Three Sneaky Economic Issues to Keep an Eye On

To be honest, the issues described in this article are not actually sneaky as much as they are issues that get lost in the shuffle when there are other big concerns surfacing. We are bombarded with assessments of inflation, employment, interest rates, tariffs and trade, and so on. The conversation regarding artificial intelligence (AI) is constant and intense, and one can be forgiven for being confused by what AI can and can’t do. The less headline worthy subjects covered here may yet prove more significant than those that are dominating the news cycle.

Lost Skills
At the top of the list is the issue of lost skills. We are all familiar with the workforce shortage that has been discussed for more than a decade. We know that by 2030 we face a demographic meltdown, as every single Boomer will be eligible for retirement. We also know that we lack trained people to replace them. But there is another element we don’t pay enough attention to: Those coming out of the trade schools and other institutions may be well versed in modern technology, but they don’t have experience with the old tech that still dominates most businesses. That training has to come from the people who have been dealing with these machines for years, yet too often they retire before passing on that knowledge. The vast majority of manufacturers have been accumulating machinery for decades, and most of that equipment is still in daily use.

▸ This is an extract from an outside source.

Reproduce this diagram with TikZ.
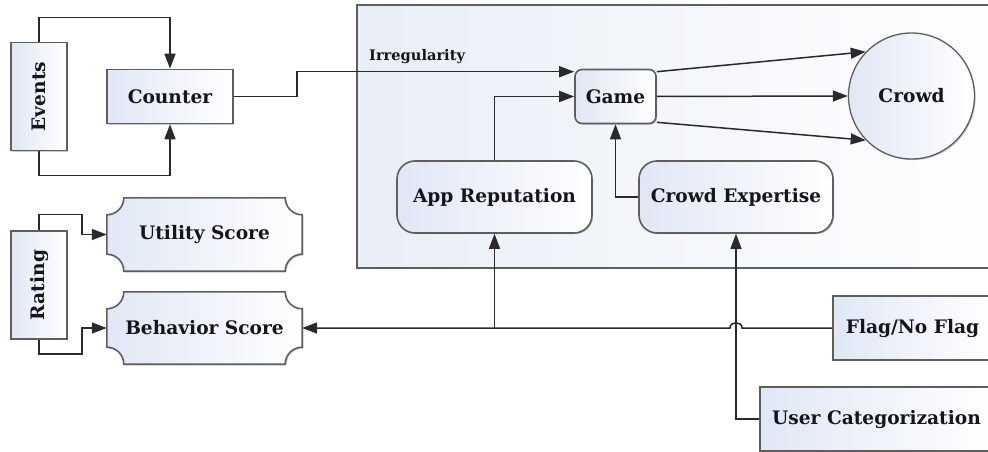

The experienced operators know their quirks by now and know what kind of adjustments have to be made. In the not-so-distant past, the “old heads” would pass along that information to new workers by example. But companies stopped hiring people to wait in the wings and gather knowledge. Now, the experienced worker retires, and the new worker is hired to replace them. There is no opportunity to share that knowledge, and the result is months of expensive trial and error.

Shrinkflation
A second sneaky issue is “shrinkflation.” We are all familiar with the higher prices that have come with inflation of around 2.7% (officially). The issue is that inflation should be somewhat higher by now, given all the tariff and trade turmoil, higher wages, and other traditional inflation drivers. The fact is there are many ways to cope with inflation if one is a producer. One can simply hike prices to reflect the higher costs of inputs—but that risks losing consumers that can no longer afford the product or service. The most common alternative strategy is “shrinkflation.” The price may stay the same, but the offering is smaller—often significantly so. The service is reduced so that there is a longer wait. Notice how slow “fast food” has become. A request for a service call now takes far longer, as staffs have been reduced as costs of hiring have gone up. In many cases people notice the reduced size, but there is little they can do about it; and when it comes to service, it is harder to point out. The consumer is deeply affected by this pattern, routinely getting less for their money. That erodes the relationship between producer and consumer. If the expectation was for a product of the same size and quality as before, and that expectation is not met, there will be strong motivation to shift to a different supplier.

Regulation
A third sneaky issue is one that has been around for a long time. Regulation has long been controversial—and for a variety of reasons. Milton Friedman was quoted as asserting that policies should be judged by their outcomes, rather than their intent. Many “good” ideas turn out to be problematic when they encounter the real world. They contradict one another as they are promulgated by different agencies with differing mandates. One problem occupies the regulator’s attention, and they pay little attention to what happens as a result of their change. It is estimated that there are over 1 million regulations at the federal level alone, and 4,500 more are issued every year. Keeping up with them easily becomes a full-time job. Lately there has been the additional stress of tariffs. More than 500 executive orders have been issued since the start of 2025. This is more than in any year in the last 3 decades. These also have changed quickly and often, and that makes it even harder to keep track of what has been affected and what hasn’t. Customs officials have admitted publicly that they no longer know what a company’s financial obligations are.
In truth, nobody wants to live in a world with no regulation at all. There are unscrupulous people, and there are ample reasons to seek protection for consumers, workers, the environment, etc. That said, there is a solid argument to be made regarding overregulation. In the vast majority of cases, the original rule or regulation made sense in the context of the original problem. It is when that rule or regulation conflicts with other goals and aims that difficulty arises. As an example, lately there have been calls to cap the interest rates set on credit cards at 10%. Given that everybody has long complained about how high these rates have been, it seems a good idea. What could go wrong? The reality is that credit card issuers are well aware that there are millions of defaults every year. The rate of serious delinquencies (90 days delinquent at least) is close to 8%. There was nearly $60 billion in overdue debt in 2024 alone. Credit card issuers absorb that loss by having higher rates that allow them to cover the delinquencies. If the rate is capped, they will respond with a much more cautious approach to issuing credit cards. Merchants have demanded that cards be widely available; but if rates are capped, those with weaker credit will be denied access. These people will be forced to less savory options, such as payday loans and outright loan sharks. The bottom line is that capping rates is a “good” idea in some respects, but it creates new problems: the infamous law of unintended consequences.
Keep in Mind
The attention this year will be focused on the usual subjects—inflation, employment, interest rates, taxation, trade, and so on. It is important to avoid losing sight of less common concerns.